— start Data rows —
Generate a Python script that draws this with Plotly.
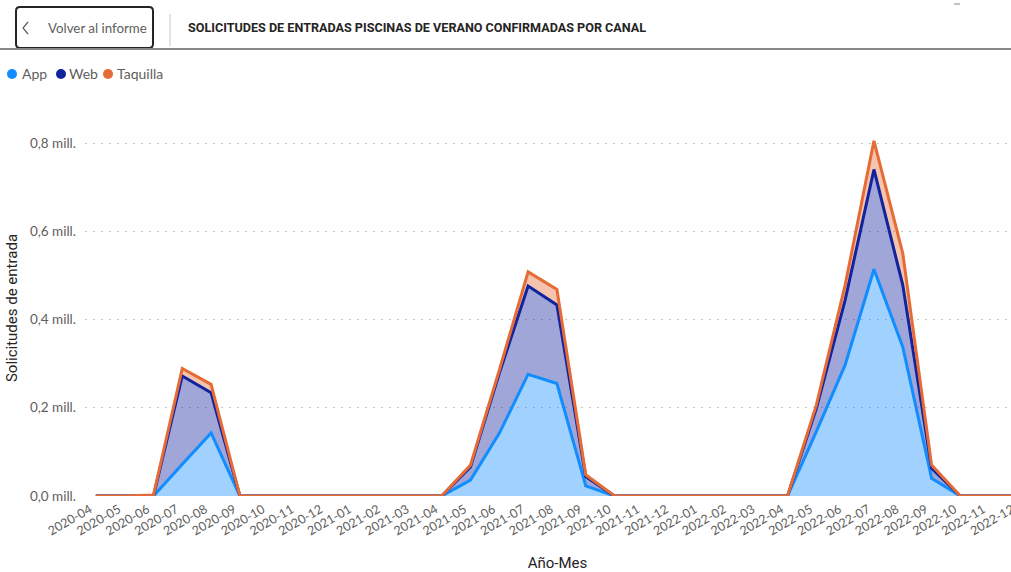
import plotly.graph_objects as go

# Año-Mes categories
meses = [
    "2020-04", "2020-05", "2020-06", "2020-07", "2020-08", "2020-09", "2020-10",
    "2020-11", "2020-12", "2021-01", "2021-02", "2021-03", "2021-04", "2021-05",
    "2021-06", "2021-07", "2021-08", "2021-09", "2021-10", "2021-11", "2021-12",
    "2022-01", "2022-02", "2022-03", "2022-04", "2022-05", "2022-06", "2022-07",
    "2022-08", "2022-09", "2022-10", "2022-11", "2022-12",
]

# Solicitudes confirmadas por canal
app = [
    0, 0, 0, 72000, 143000, 0, 0, 0, 0, 0, 0, 0, 0, 36000, 142000, 276000,
    255000, 23000, 0, 0, 0, 0, 0, 0, 0, 146000, 297000, 514000, 338000, 40000,
    0, 0, 0,
]
web = [
    0, 0, 0, 200000, 91000, 0, 0, 0, 0, 0, 0, 0, 0, 30000, 136000, 200000,
    178000, 21000, 0, 0, 0, 0, 0, 0, 0, 52000, 147000, 226000, 140000, 23000,
    0, 0, 0,
]
taquilla = [
    0, 0, 2000, 17000, 19000, 0, 0, 0, 0, 0, 0, 0, 0, 4000, 7000, 32000,
    35000, 4000, 0, 0, 0, 0, 0, 0, 0, 8000, 34000, 65000, 72000, 7000,
    0, 0, 0,
]

y_ticks = [0, 200000, 400000, 600000, 800000]
y_labels = ["0,0 mill.", "0,2 mill.", "0,4 mill.", "0,6 mill.", "0,8 mill."]

canales = ["App", "Web", "Taquilla"]
colores = ["#118DFF", "#12239E", "#E66C37"]
rellenos = ["rgba(17,141,255,0.4)", "rgba(18,35,158,0.4)", "rgba(230,108,55,0.4)"]

# Figure geometry (pixels)
W, H = 1030, 572
L, R, T, B = 85, 0, 120, 76
PW, PH = W - L - R, H - T - B


def px(x):
    return (x - L) / PW


def py(y):
    return (H - B - y) / PH


fig = go.Figure()
for nombre, serie, color, relleno in zip(canales, [app, web, taquilla], colores, rellenos):
    fig.add_trace(go.Scatter(
        x=meses, y=serie, name=nombre, mode="lines", stackgroup="canal",
        line=dict(color=color, width=3), fillcolor=relleno, showlegend=False,
    ))

FONT = "Lato, 'Open Sans', sans-serif"
GRIS = "#605E5C"
OSCURO = "#252423"

shapes = []
annotations = []

# "Volver al informe" button with rounded corners
x0, y0, x1, y1, r = 16, 7, 153, 48, 4
path = (
    f"M {px(x0 + r)},{py(y0)} L {px(x1 - r)},{py(y0)} "
    f"Q {px(x1)},{py(y0)} {px(x1)},{py(y0 + r)} L {px(x1)},{py(y1 - r)} "
    f"Q {px(x1)},{py(y1)} {px(x1 - r)},{py(y1)} L {px(x0 + r)},{py(y1)} "
    f"Q {px(x0)},{py(y1)} {px(x0)},{py(y1 - r)} L {px(x0)},{py(y0 + r)} "
    f"Q {px(x0)},{py(y0)} {px(x0 + r)},{py(y0)} Z"
)
shapes.append(dict(type="path", xref="paper", yref="paper", path=path,
                   line=dict(color=OSCURO, width=2)))
# chevron
shapes.append(dict(type="path", xref="paper", yref="paper",
                   path=f"M {px(28)},{py(22)} L {px(23)},{py(28)} L {px(28)},{py(34)}",
                   line=dict(color=GRIS, width=1.2)))
annotations.append(dict(text="Volver al informe", x=px(46), y=py(28), xref="paper",
                        yref="paper", xanchor="left", yanchor="middle", showarrow=False,
                        font=dict(family=FONT, size=13.3, color=GRIS)))
# separator and header rule
shapes.append(dict(type="line", xref="paper", yref="paper", x0=px(170), x1=px(170),
                   y0=py(14), y1=py(46), line=dict(color="#C8C6C4", width=1)))
shapes.append(dict(type="line", xref="paper", yref="paper", x0=px(0), x1=px(W),
                   y0=py(49), y1=py(49), line=dict(color="#8A8886", width=2)))
shapes.append(dict(type="line", xref="paper", yref="paper", x0=px(954), x1=px(960),
                   y0=py(4), y1=py(4), line=dict(color="#8A8886", width=1)))
annotations.append(dict(
    text="<b>SOLICITUDES DE ENTRADAS PISCINAS DE VERANO CONFIRMADAS POR CANAL</b>",
    x=px(186), y=py(28), xref="paper", yref="paper", xanchor="left", yanchor="middle",
    showarrow=False, font=dict(family="Roboto, sans-serif", size=12.6, color=OSCURO)))

# legend
leyenda_x = [(12, 20), (61, 67), (108, 115)]
for nombre, color, (cx, tx) in zip(canales, colores, leyenda_x):
    shapes.append(dict(type="circle", xref="paper", yref="paper",
                       x0=px(cx - 5), x1=px(cx + 5), y0=py(69), y1=py(79),
                       fillcolor=color, line=dict(width=0)))
    annotations.append(dict(text=nombre, x=px(tx), y=py(74), xref="paper", yref="paper",
                            xanchor="left", yanchor="middle", showarrow=False,
                            font=dict(family=FONT, size=14, color=GRIS)))

fig.update_layout(
    width=W, height=H,
    margin=dict(l=L, r=R, t=T, b=B, autoexpand=False),
    paper_bgcolor="white", plot_bgcolor="white",
    showlegend=False,
    shapes=shapes, annotations=annotations,
    xaxis=dict(
        type="category", range=[-0.375, -0.375 + PW / 28.82],
        tickangle=-30, showgrid=False, zeroline=False, showline=False, ticks="",
        ticklabelshift=-6, ticklabelstandoff=3,
        tickfont=dict(family=FONT, size=12.5, color=GRIS),
        title=dict(text="Año-Mes", standoff=20,
                   font=dict(family="Roboto, sans-serif", size=15, color=OSCURO)),
        automargin=False,
    ),
    yaxis=dict(
        range=[0, (H - B - T) / 441.25 * 1e6],
        tickvals=y_ticks, ticktext=y_labels,
        showgrid=True, gridcolor="#C8C6C4", griddash="2px,6px", gridwidth=1,
        zeroline=False, showline=False, ticks="", ticklabelstandoff=8,
        tickfont=dict(family=FONT, size=13.5, color=GRIS),
        title=dict(text="Solicitudes de entrada", standoff=8,
                   font=dict(family="Roboto, sans-serif", size=15, color=OSCURO)),
        automargin=False,
    ),
)

fig.write_html(
    "out.html",
    post_script="document.documentElement.style.overflow='hidden';"
                "document.body.style.overflow='hidden';",
)
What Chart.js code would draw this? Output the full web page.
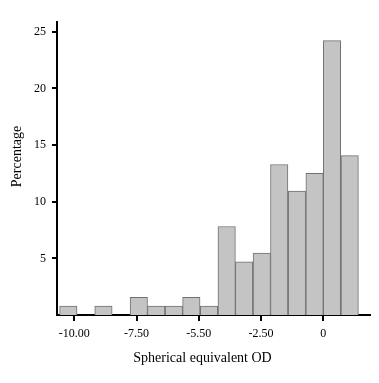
<!DOCTYPE html>
<html>
<head>
<meta charset="utf-8">
<script src="https://cdn.jsdelivr.net/npm/chart.js@4/dist/chart.umd.min.js"></script>
<style>
html,body{margin:0;padding:0;background:#fff;}
#wrap{width:379px;height:383px;}
</style>
</head>
<body>
<div id="wrap"><canvas id="c" width="379" height="383"></canvas></div>
<script>
// Histogram bins: centres of each bin (dioptres) and percentage of eyes per bin
const binCenters = [-10.24, -9.53, -8.83, -8.12, -7.41, -6.71, -6.00, -5.30, -4.59, -3.88, -3.18, -2.47, -1.77, -1.06, -0.35, 0.35, 1.06];
const percentages = [0.78, 0, 0.78, 0, 1.56, 0.78, 0.78, 1.56, 0.78, 7.81, 4.69, 5.47, 13.28, 10.94, 12.5, 24.22, 14.06];
const xTickValues = [-10, -7.5, -5, -2.5, 0];
const xTickLabels = ['-10.00', '-7.50', '-5.50', '-2.50', '0'];
const yTickValues = [5, 10, 15, 20, 25];
const xTitle = 'Spherical equivalent OD';
const yTitle = 'Percentage';

const serif = "'Liberation Serif', 'Times New Roman', serif";

// shift an axis title slightly (the original centres its titles off the plot centre)
function shiftTitle(s, side, amount) {
  if (s._titleShifted) return;
  const orig = s.drawTitle;
  s.drawTitle = function () {
    const keep = this[side];
    this[side] = keep - amount;
    orig.call(this);
    this[side] = keep;
  };
  s._titleShifted = true;
}

new Chart(document.getElementById('c'), {
  type: 'bar',
  data: {
    datasets: [{
      data: binCenters.map((x, i) => ({x: x, y: percentages[i]})),
      backgroundColor: '#c4c4c4',
      borderColor: '#707070',
      borderWidth: 1,
      borderSkipped: 'bottom',
      barPercentage: 1,
      categoryPercentage: 1
    }]
  },
  options: {
    responsive: false,
    animation: false,
    events: [],
    layout: {padding: {left: 0, right: 9, top: 22, bottom: 0}},
    plugins: {legend: {display: false}, tooltip: {enabled: false}},
    scales: {
      x: {
        type: 'linear',
        offset: false,
        min: -10.695,
        max: 1.876,
        afterBuildTicks: s => { s.ticks = xTickValues.map(v => ({value: v})); },
        afterFit: s => { s.height = 68; shiftTitle(s, 'right', 22); },
        grid: {display: true, offset: false, drawOnChartArea: false, drawTicks: true, tickLength: 6, tickColor: '#000', lineWidth: 2},
        border: {display: true, color: '#000', width: 2},
        ticks: {
          color: '#000',
          font: {family: serif, size: 12},
          padding: 6,
          maxRotation: 0,
          autoSkip: false,
          callback: (v) => { const i = xTickValues.indexOf(v); return i >= 0 ? xTickLabels[i] : ''; }
        },
        title: {display: true, text: xTitle, color: '#000', font: {family: serif, size: 14}, padding: {top: 0, bottom: 16}}
      },
      y: {
        type: 'linear',
        min: 0,
        max: 25.86,
        afterBuildTicks: s => { s.ticks = yTickValues.map(v => ({value: v})); },
        afterFit: s => { s.width = 57; shiftTitle(s, 'bottom', 24); },
        grid: {display: true, drawOnChartArea: false, drawTicks: true, tickLength: 5, tickColor: '#000', lineWidth: 2},
        border: {display: true, color: '#000', width: 2},
        ticks: {
          color: '#000',
          font: {family: serif, size: 12},
          padding: 6,
          autoSkip: false
        },
        title: {display: true, text: yTitle, color: '#000', font: {family: serif, size: 14}, padding: {top: 9, bottom: 0}}
      }
    }
  }
});
</script>
</body>
</html>
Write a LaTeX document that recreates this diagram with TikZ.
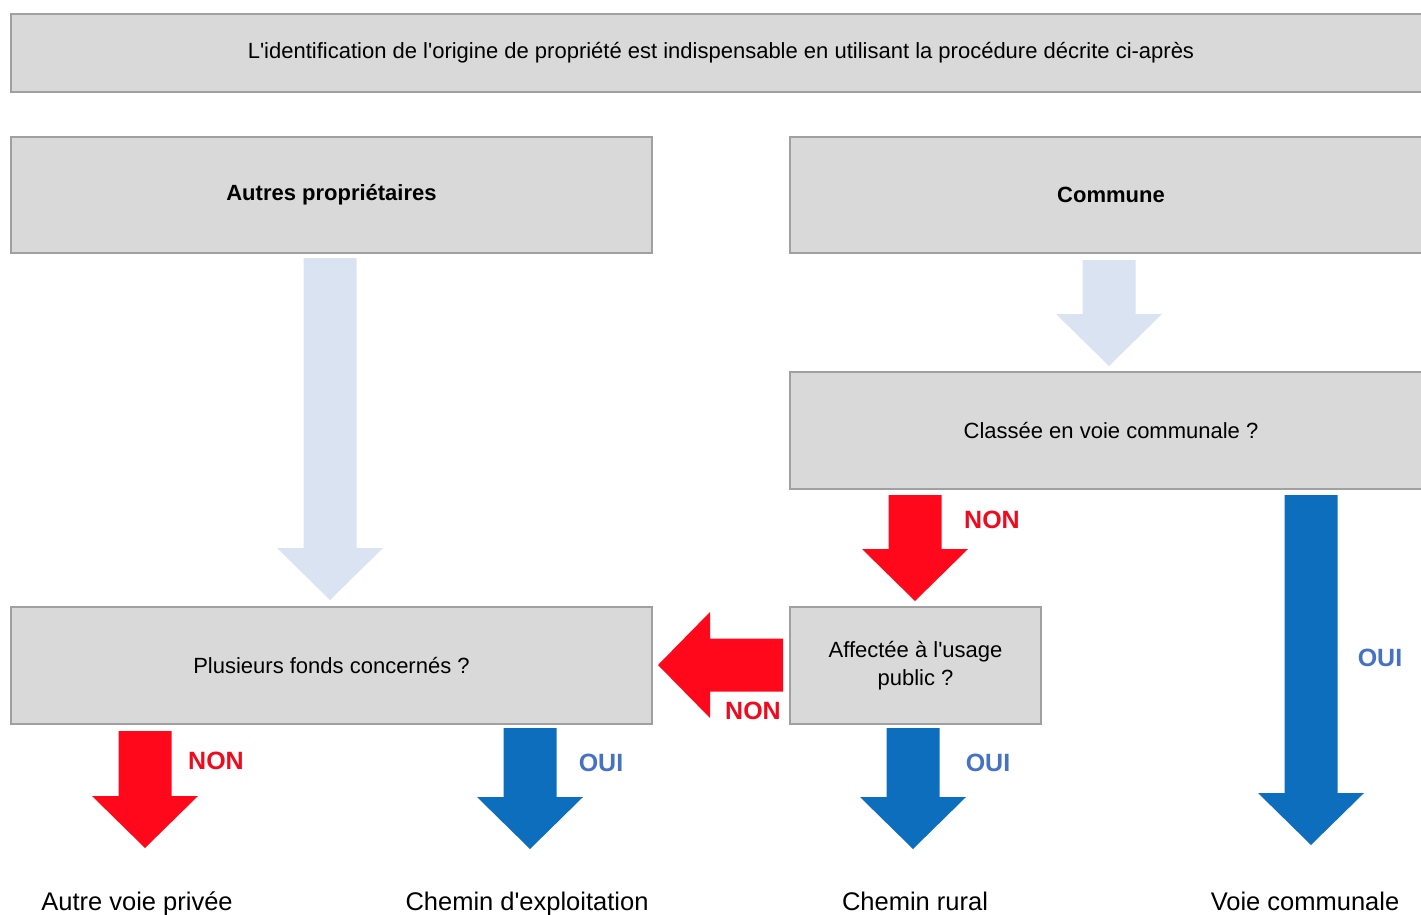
— end Data rows —
Exercise directions =
Restate the lines of the records exactly, starting at the first and stopping after the line with "PW, PH = W - L - R, H - T - B". Leave out any picture.

Expected answer =
Generate a Python script that draws this with Plotly.
import plotly.graph_objects as go

# Año-Mes categories
meses = [
    "2020-04", "2020-05", "2020-06", "2020-07", "2020-08", "2020-09", "2020-10",
    "2020-11", "2020-12", "2021-01", "2021-02", "2021-03", "2021-04", "2021-05",
    "2021-06", "2021-07", "2021-08", "2021-09", "2021-10", "2021-11", "2021-12",
    "2022-01", "2022-02", "2022-03", "2022-04", "2022-05", "2022-06", "2022-07",
    "2022-08", "2022-09", "2022-10", "2022-11", "2022-12",
]

# Solicitudes confirmadas por canal
app = [
    0, 0, 0, 72000, 143000, 0, 0, 0, 0, 0, 0, 0, 0, 36000, 142000, 276000,
    255000, 23000, 0, 0, 0, 0, 0, 0, 0, 146000, 297000, 514000, 338000, 40000,
    0, 0, 0,
]
web = [
    0, 0, 0, 200000, 91000, 0, 0, 0, 0, 0, 0, 0, 0, 30000, 136000, 200000,
    178000, 21000, 0, 0, 0, 0, 0, 0, 0, 52000, 147000, 226000, 140000, 23000,
    0, 0, 0,
]
taquilla = [
    0, 0, 2000, 17000, 19000, 0, 0, 0, 0, 0, 0, 0, 0, 4000, 7000, 32000,
    35000, 4000, 0, 0, 0, 0, 0, 0, 0, 8000, 34000, 65000, 72000, 7000,
    0, 0, 0,
]

y_ticks = [0, 200000, 400000, 600000, 800000]
y_labels = ["0,0 mill.", "0,2 mill.", "0,4 mill.", "0,6 mill.", "0,8 mill."]

canales = ["App", "Web", "Taquilla"]
colores = ["#118DFF", "#12239E", "#E66C37"]
rellenos = ["rgba(17,141,255,0.4)", "rgba(18,35,158,0.4)", "rgba(230,108,55,0.4)"]

# Figure geometry (pixels)
W, H = 1030, 572
L, R, T, B = 85, 0, 120, 76
PW, PH = W - L - R, H - T - B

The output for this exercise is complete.